begin

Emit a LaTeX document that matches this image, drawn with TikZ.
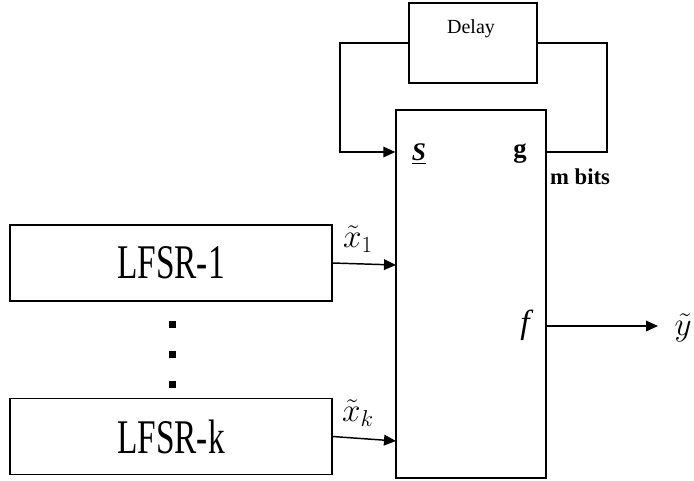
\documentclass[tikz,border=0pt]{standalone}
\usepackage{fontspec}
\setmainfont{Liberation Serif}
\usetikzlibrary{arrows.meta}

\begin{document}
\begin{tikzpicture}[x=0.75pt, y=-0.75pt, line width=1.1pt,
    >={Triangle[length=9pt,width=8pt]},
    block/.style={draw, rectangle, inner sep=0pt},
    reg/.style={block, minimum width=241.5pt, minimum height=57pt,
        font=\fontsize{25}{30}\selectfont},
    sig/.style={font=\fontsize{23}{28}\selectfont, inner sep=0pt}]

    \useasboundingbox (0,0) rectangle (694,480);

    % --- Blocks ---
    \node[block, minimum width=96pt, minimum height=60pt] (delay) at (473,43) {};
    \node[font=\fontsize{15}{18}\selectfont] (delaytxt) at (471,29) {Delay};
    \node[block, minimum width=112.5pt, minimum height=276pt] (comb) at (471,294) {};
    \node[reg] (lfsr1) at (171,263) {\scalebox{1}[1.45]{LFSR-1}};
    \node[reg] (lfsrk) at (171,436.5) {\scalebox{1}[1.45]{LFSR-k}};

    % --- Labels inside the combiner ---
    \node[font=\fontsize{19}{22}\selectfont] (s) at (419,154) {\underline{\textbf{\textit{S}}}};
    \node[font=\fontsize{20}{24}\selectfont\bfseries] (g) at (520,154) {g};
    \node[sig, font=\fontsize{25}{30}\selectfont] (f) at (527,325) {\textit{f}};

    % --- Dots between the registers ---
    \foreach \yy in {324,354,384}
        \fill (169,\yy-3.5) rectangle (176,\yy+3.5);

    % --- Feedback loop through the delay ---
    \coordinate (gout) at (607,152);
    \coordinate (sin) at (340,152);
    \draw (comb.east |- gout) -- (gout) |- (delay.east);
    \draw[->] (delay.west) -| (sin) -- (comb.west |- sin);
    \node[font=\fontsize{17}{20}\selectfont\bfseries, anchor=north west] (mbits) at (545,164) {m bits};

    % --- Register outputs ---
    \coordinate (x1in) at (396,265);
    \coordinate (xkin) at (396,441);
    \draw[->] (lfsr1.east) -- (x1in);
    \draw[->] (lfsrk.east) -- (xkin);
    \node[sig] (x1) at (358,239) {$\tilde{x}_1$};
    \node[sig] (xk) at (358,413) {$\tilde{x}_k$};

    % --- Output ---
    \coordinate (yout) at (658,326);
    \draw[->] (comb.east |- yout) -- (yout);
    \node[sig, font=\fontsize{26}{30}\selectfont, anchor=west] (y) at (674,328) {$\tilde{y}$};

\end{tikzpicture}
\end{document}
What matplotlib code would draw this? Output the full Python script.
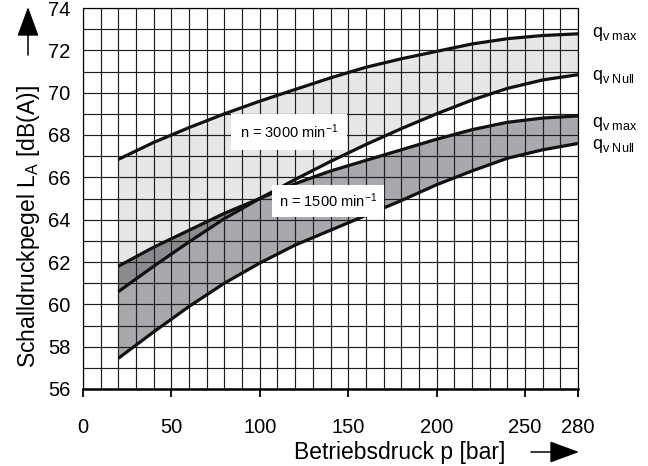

end

* _What to do_: Take the entries shown above and quote them verbatim, passing over the pictures.

* _Reply to the exercise_:
Emit a LaTeX document that matches this image, drawn with TikZ.
\documentclass[tikz,border=0pt]{standalone}
\usepackage{fontspec}
\setmainfont{Liberation Serif}
\usetikzlibrary{arrows.meta}

\begin{document}
\begin{tikzpicture}[x=0.75pt, y=-0.75pt, line width=1.1pt,
    >={Triangle[length=9pt,width=8pt]},
    block/.style={draw, rectangle, inner sep=0pt},
    reg/.style={block, minimum width=241.5pt, minimum height=57pt,
        font=\fontsize{25}{30}\selectfont},
    sig/.style={font=\fontsize{23}{28}\selectfont, inner sep=0pt}]

    \useasboundingbox (0,0) rectangle (694,480);

    % --- Blocks ---
    \node[block, minimum width=96pt, minimum height=60pt] (delay) at (473,43) {};
    \node[font=\fontsize{15}{18}\selectfont] (delaytxt) at (471,29) {Delay};
    \node[block, minimum width=112.5pt, minimum height=276pt] (comb) at (471,294) {};
    \node[reg] (lfsr1) at (171,263) {\scalebox{1}[1.45]{LFSR-1}};
    \node[reg] (lfsrk) at (171,436.5) {\scalebox{1}[1.45]{LFSR-k}};

    % --- Labels inside the combiner ---
    \node[font=\fontsize{19}{22}\selectfont] (s) at (419,154) {\underline{\textbf{\textit{S}}}};
    \node[font=\fontsize{20}{24}\selectfont\bfseries] (g) at (520,154) {g};
    \node[sig, font=\fontsize{25}{30}\selectfont] (f) at (527,325) {\textit{f}};

    % --- Dots between the registers ---
    \foreach \yy in {324,354,384}
        \fill (169,\yy-3.5) rectangle (176,\yy+3.5);

    % --- Feedback loop through the delay ---
    \coordinate (gout) at (607,152);
    \coordinate (sin) at (340,152);
    \draw (comb.east |- gout) -- (gout) |- (delay.east);
    \draw[->] (delay.west) -| (sin) -- (comb.west |- sin);
    \node[font=\fontsize{17}{20}\selectfont\bfseries, anchor=north west] (mbits) at (545,164) {m bits};

    % --- Register outputs ---
    \coordinate (x1in) at (396,265);
    \coordinate (xkin) at (396,441);
    \draw[->] (lfsr1.east) -- (x1in);
    \draw[->] (lfsrk.east) -- (xkin);
    \node[sig] (x1) at (358,239) {$\tilde{x}_1$};
    \node[sig] (xk) at (358,413) {$\tilde{x}_k$};

    % --- Output ---
    \coordinate (yout) at (658,326);
    \draw[->] (comb.east |- yout) -- (yout);
    \node[sig, font=\fontsize{26}{30}\selectfont, anchor=west] (y) at (674,328) {$\tilde{y}$};

\end{tikzpicture}
\end{document}
What matplotlib code would draw this? Output the full Python script.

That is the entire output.